I have no positions in play; I will wait on the first significant pullback to allow me to secure put spreads below support.

 

Offense:  I still do not want to set up OTM credit spreads in this low-vol environment until we see real movement to the downside. If and when we get this movement we’ll need to identify levels that we want our credit spreads to be “below.” This is the same type of price action that was so perilous to HP condors back in 2013, so let’s not fight it.

I have the following positions.

  •  SPX 23DEC 2165/2170*2230/2235 LP Iron Condor (12/5) was entered for a $2.50 credit. I will take a quick exit if I see the price pull back into the Condor range.
  • SPX 3JAN 2225/2230*2285/2290 LP Iron Condor (12/15) was entered for a $2.50 credit. I closed the position today (12/19) for a $2 closing debit; this gave me a net $84 profit on 2 contracts or a 16.8% return on risk.

..We have four days remaining for the price to pull back and give us an elegant exit on the 23DEC position. This will take a 30 point pullback which is unlikely. I will focus on closing the call spreads only.

 

I have the following positions:

  • C 23DEC/30 DEC 58.5/60.5 Call Diagonal (12/12) was entered for a $.96 credit. I will look for about a 50% return on risk to exit this trade. If I see the price pulling down to the $59 level again I will close the trade. If I see the price breaking above the $61 level I will just close the trade.
  • SPY 28DEC/20JAN 226 Put Calendar (12/15) was entered for a $1.30 debit. I will look for about a 10% return from this trade which is a $1.47 credit GTC. My upside adjustment point is SPY 228.6, at which point I will add the SPY 231 call calendar in the same series. If the price pulls back lower, this is actually better for the position as rebounds are usually sharp, so I will not adjust the downside action point.

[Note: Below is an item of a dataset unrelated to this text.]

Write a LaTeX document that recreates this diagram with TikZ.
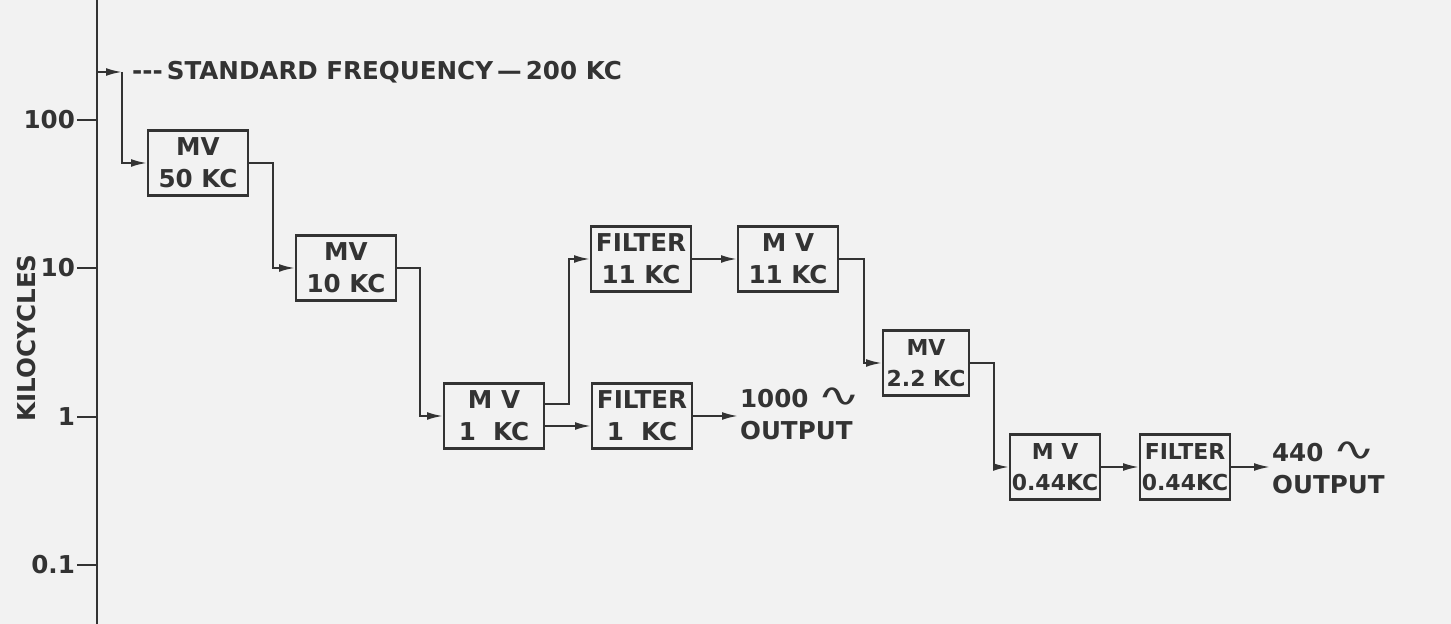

Please note: If you trade these positions please keep the size small, to the point where you “do not care” about the success or failure of this position.

 

I have the following positions in play:

 

  • SDS Stock – I still own 100 shares of this stock from 2011 and will continue to write calls against this position with every correction/pullback.
  • VXX Stock – I own 12 shares of this stock and will hold until Armageddon occurs.
  • SLV Stock – I have 1000 shares of the SLV that was assigned at the $15 level, and will continue to write time against these shares on every rally. I will look to sell more calls in the next bounce higher in SLV. If the price continues pulling back, I will likely sell more puts against the $13 level.
  • GE JAN17 30 puts (11/28) – I sold five contracts of $30 puts for $.39 credit
  • TWTR JAN17 $15 puts (11/30) I sold ten contracts of $15 puts for $.22 credit.
  • RIG JAN17 $12 puts (12/8) I sold ten contracts of $12 puts for $.18 credit.

 

Nothing to do at this time with current positions. I will be continuing to “bottom fish” in the subsequent weeks to identify stock candidates that I would want to own long-term. On the next decent pullback I will be fairly active; I don’t want to “chase” prices right now.

 

 

Position Management – Directional Trades

Thoughts on current swing strategies:

 

  • 8/21 EMA Crossover -This one is gone. Looking for the next crossover. .
  • RSI(2) CounterTrend – Awaiting the next signal; it should be very powerful and worth the wait..
  • Daily S&P Advancers – if I see the number of daily S&P500 advancers drop into single digits near the close of any trading day, I will go long shares of the SSO.
Looking for the next edge. Price has been so choppy that it’s been difficult to identify the next edge.

 

 

 

 

 

 

 

 

 

 

 

 

 

 

 

 

No positions at this time. Once the S&P hits an exhaustion level on the weekly chart, I will consider a vertical debit put spread to catch any volatility to the downside.

 

 

I have the following positions:

  • SPY 28DEC 224/226/228 Call Butterfly (12/5) – added this position for $.21 debit. I will hang onto the Butterfly position as long as I’m in the 23DEC SPX LP Condor, or if the price starts to close outside the upside expiration envelope of the Butterfly.
  • SPY 28DEC 226.5/228.5/230.5 Call Butterfly (12/19) – Per this weekend’s advisory I entered this position for a $.33 debit .
  • SPY 30DEC 228/230 Call Vertical (12/19)- Per this weekend’s advisory, I entered this position for a $.31 debit. Please note that I used the 228 long strike instead of the 227.5 strike as the new 228 strike was printed this morning.

 

I like the idea of a grind higher into year-end. If we do get this move higher, these trades will explode in value. If the price does NOT move higher, then the iron condor will score. I think it’s too late to set up another Condor into year-end.

The “Hindenburg Strategy” is meant to capture “value” from successive corrections that lead up to the final “death spiral” with a Bear Market. The basic principle is to buy 3-month out long puts on the SPY, and to finance those puts by the sale of credit spreads.

I am due to add the MAR puts now. I will hold off until the SPX Weekly chart shows exhaustion and we can start to anticipate at least a volatile consolidation period. I do not believe we will see a crash from these levels until the sentiment hits euphoria.

Quite honestly, selling the “financing” trades has been a huge challenge in this low-vol environment. I will only sell put spreads on decent pullbacks that allow me to secure put spreads 10% OTM

We currently have the following positions in play with this strategy:

  • SPY JAN17 193 Long Puts – I entered this position (10/24) for a $1.33 debit.
  • SPY FEB17 200 long puts – I entered this position (12/7) for a $.95 debit.